Ma è tempo di rientrare nel Territorio normale. Al termine di via del Palazzo dei Diavoli, tale rientro non può essere segnato che da un simbolo antagonista, un tabernacolone ammadonnato piantato là, in mezzo a un incrocio, su di una via che ne è l'esatto proseguimento ma che ha un diverso nome, quello d'un pittore. Una via che percorro alla ricerca del giardinetto delle rose, un piccolo pergolato che, nella sua stagione, è un delirio di fioriture, di profumi, di bellezze. Da lì, però, si entra, con una breve deviazione attraverso quella che dev'essere la più breve via di questa città, di nuovo in Territorio Satanico. Via dei Sabatelli, un'altra strada antichissima e di vetuste case; quella da dove si può mettersi in comunicazione diretta col Maligno sfruttando la Teleselezione. Proprio così; all'ingresso di una casa identica a quelle di via del Palazzo dei Diavoli, troneggia infatti, indisturbato, un cartello rotondo che era comune parecchi decenni fa, quello con la sagoma di un telefono nero a disco combinatorio su sfondo giallo. Quando, con la creazione della SIP e dei prefissi automatici per le chiamate interurbane, si poté fare a meno di passare dal centralino; quando nacquero gli 055, gli 02, gli 06, gli 081; e quando si scendeva per andare al posto telefonico pubblico. Una diversa funzione sembra aver mantenuto quel cartello, in quella via di antiche case e di giardini.

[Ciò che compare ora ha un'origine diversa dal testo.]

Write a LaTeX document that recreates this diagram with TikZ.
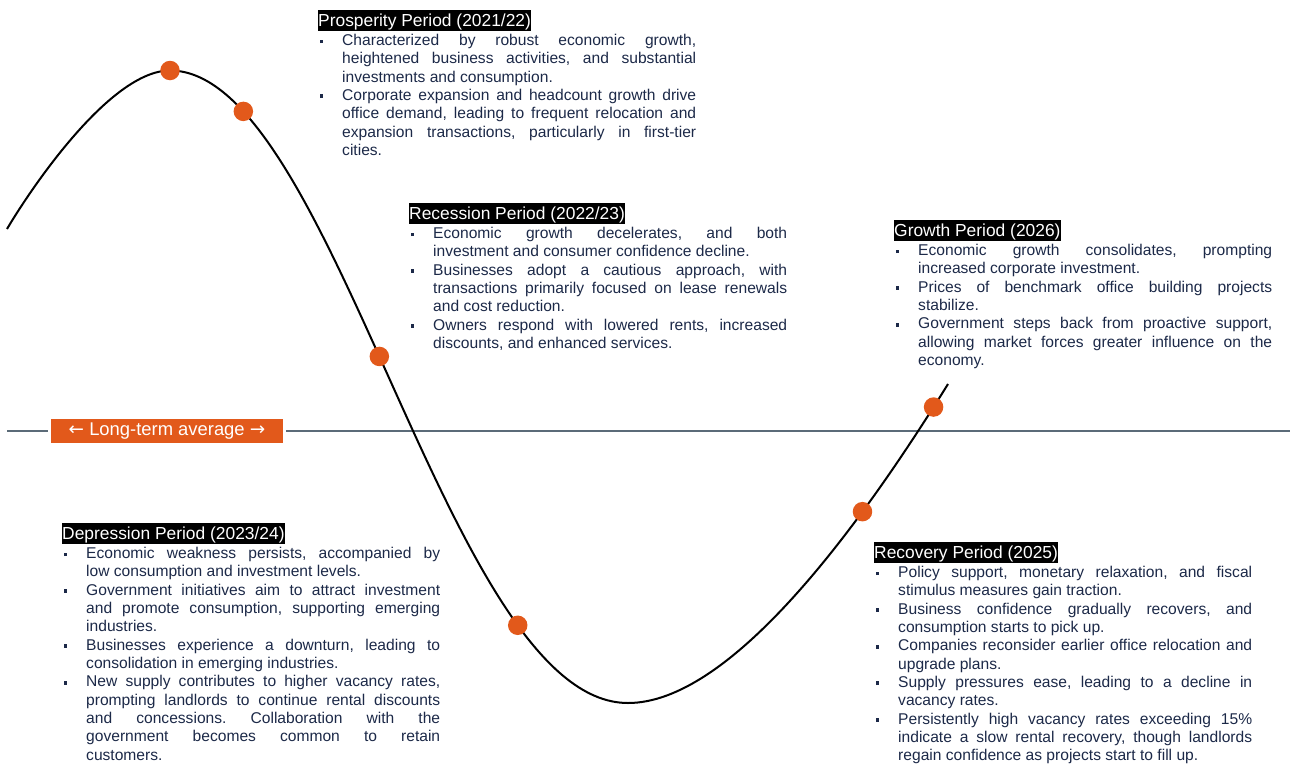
\documentclass[tikz,border=0pt]{standalone}
\usepackage{fontspec}
\setmainfont{Liberation Sans}
\newfontfamily\arrowfont{DejaVu Sans}

\definecolor{navytext}{HTML}{1C2948}
\definecolor{accent}{HTML}{E2591B}
\definecolor{avgline}{HTML}{5B6B78}

% body text: Arial-metric sans, forced justified lines
\newcommand{\bodyfont}{\fontsize{15.6pt}{18.33pt}\selectfont\frenchspacing
  \pretolerance=10000 \tolerance=10000 \hbadness=10000 \parskip=0pt \parindent=0pt}
\newcommand{\titlefont}{\fontsize{17.4pt}{20pt}\selectfont}
\newcommand{\labelfont}{\fontsize{18.4pt}{20pt}\selectfont}
% one bullet item with hanging indent, closed by its own \par
\newcommand{\blt}[1]{\noindent\hangindent=24.5pt\hangafter=1%
  \makebox[24.5pt][l]{\hspace{2pt}\rule[2.3pt]{3.7pt}{3.7pt}}\ignorespaces#1\par}

\begin{document}
\begin{tikzpicture}[x=1pt,y=-1pt,
  titlebox/.style={fill=black, text=white, font=\titlefont, anchor=north west,
    inner xsep=0.5pt, inner ysep=0.5pt, text height=15.8pt, text depth=3.7pt},
  bodytext/.style={text=navytext, font=\bodyfont, text width=378.5pt, align=justify,
    inner sep=0pt, anchor=base west},
  curve/.style={line width=2pt, black},
  dot/.style={circle, fill=accent, draw=none, inner sep=0pt, minimum size=19.5pt},
  avgbox/.style={fill=accent, text=white, font=\labelfont, inner sep=0pt,
    minimum width=232pt, minimum height=24pt}]
\useasboundingbox (0,0) rectangle (1292,763);

% long-term average line
\node[avgbox] (avg) at (167,431) {{\arrowfont ←} Long-term average {\arrowfont →}};
\coordinate (avgL) at (7,431);
\coordinate (avgR) at (1290,431);
\draw[avgline, line width=1.3pt] (avgL) -- ([xshift=-3pt]avg.west);
\draw[avgline, line width=1.3pt] ([xshift=3pt]avg.east) -- (avgR);

% the cycle curve with its phase markers
\coordinate (cstart) at (7,229);
\coordinate (cpeak) at (170,70.5);
\coordinate (ctrough) at (628,703);
\coordinate (cend) at (948,384);
\draw[curve] (cstart) .. controls (30,190) and (110,70.5) .. (cpeak)
  node[dot, pos=1] (m1) {}
  .. controls (335,70.5) and (447,703) .. (ctrough)
  node[dot, pos=0.155] (m2) {}
  node[dot, pos=0.468] (m3) {}
  node[dot, pos=0.781] (m4) {}
  .. controls (728,703) and (853.3,537) .. (cend)
  node[dot, pos=0.72] (m5) {}
  node[dot, pos=0.95] (m6) {};

% Prosperity
\node[titlebox] (tpro) at (317.5,10) {Prosperity Period (2021/22)};
\node[bodytext] (bpro) at ([yshift=-35.5pt]tpro.north west) {%
\blt{Characterized by robust economic growth,\linebreak heightened business activities, and substantial\linebreak investments and consumption.}%
\blt{Corporate expansion and headcount growth drive\linebreak office demand, leading to frequent relocation and\linebreak expansion transactions, particularly in first-tier\linebreak cities.}};

% Recession
\node[titlebox] (trec) at (408.5,203) {Recession Period (2022/23)};
\node[bodytext] (brec) at ([yshift=-35.5pt]trec.north west) {%
\blt{Economic growth decelerates, and both\linebreak investment and consumer confidence decline.}%
\blt{Businesses adopt a cautious approach, with\linebreak transactions primarily focused on lease renewals\linebreak and cost reduction.}%
\blt{Owners respond with lowered rents, increased\linebreak discounts, and enhanced services.}};

% Growth
\node[titlebox] (tgro) at (893.5,220) {Growth Period (2026)};
\node[bodytext] (bgro) at ([yshift=-35.5pt]tgro.north west) {%
\blt{Economic growth consolidates, prompting\linebreak increased corporate investment.}%
\blt{Prices of benchmark office building projects\linebreak stabilize.}%
\blt{Government steps back from proactive support,\linebreak allowing market forces greater influence on the\linebreak economy.}};

% Depression
\node[titlebox] (tdep) at (61.5,523) {Depression Period (2023/24)};
\node[bodytext] (bdep) at ([yshift=-35.5pt]tdep.north west) {%
\blt{Economic weakness persists, accompanied by\linebreak low consumption and investment levels.}%
\blt{Government initiatives aim to attract investment\linebreak and promote consumption, supporting emerging\linebreak industries.}%
\blt{Businesses experience a downturn, leading to\linebreak consolidation in emerging industries.}%
\blt{New supply contributes to higher vacancy rates,\linebreak prompting landlords to continue rental discounts\linebreak and concessions. Collaboration with the\linebreak government becomes common to retain\linebreak customers.}};

% Recovery
\node[titlebox] (trcv) at (873.5,542) {Recovery Period (2025)};
\node[bodytext] (brcv) at ([yshift=-35.5pt]trcv.north west) {%
\blt{Policy support, monetary relaxation, and fiscal\linebreak stimulus measures gain traction.}%
\blt{Business confidence gradually recovers, and\linebreak consumption starts to pick up.}%
\blt{Companies reconsider earlier office relocation and\linebreak upgrade plans.}%
\blt{Supply pressures ease, leading to a decline in\linebreak vacancy rates.}%
\blt{Persistently high vacancy rates exceeding 15\%\linebreak indicate a slow rental recovery, though landlords\linebreak regain confidence as projects start to fill up.}};
\end{tikzpicture}
\end{document}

Aspiro profondamente. Il tempo è stato sospeso. Mi accorgo d'aver camminato per più di un'ora, sono oltre le una; di non avere accettato il normale scorrimento. Vanno e vengono le nuvole, e mi si para davanti un'altro gatto, reclamando una carezza a suon di miao; poi se ne va. L'alternanza dei territori vuole che mi ritrovi in una via dedicata a Pio Fedi, scultore, ché nome più divertentemente cristiano non pòle esistere. Mi sento di una leggerezza che non esito a definire soprannaturale; e decido, prima o poi, di scrivere questa cosa facendo estrema attenzione a che i suoi eventuali lettori non capiscano mai appieno se li stia coinvolgendo in una Bildungsreise di banlieue in compagnia del Signore dell'Ade, o se stia ammannendo loro una gigantesca presa per i fondelli. La risposta, come sempre, è 42.
"E da dominatrice, nel silenzio acuto entrò la luce."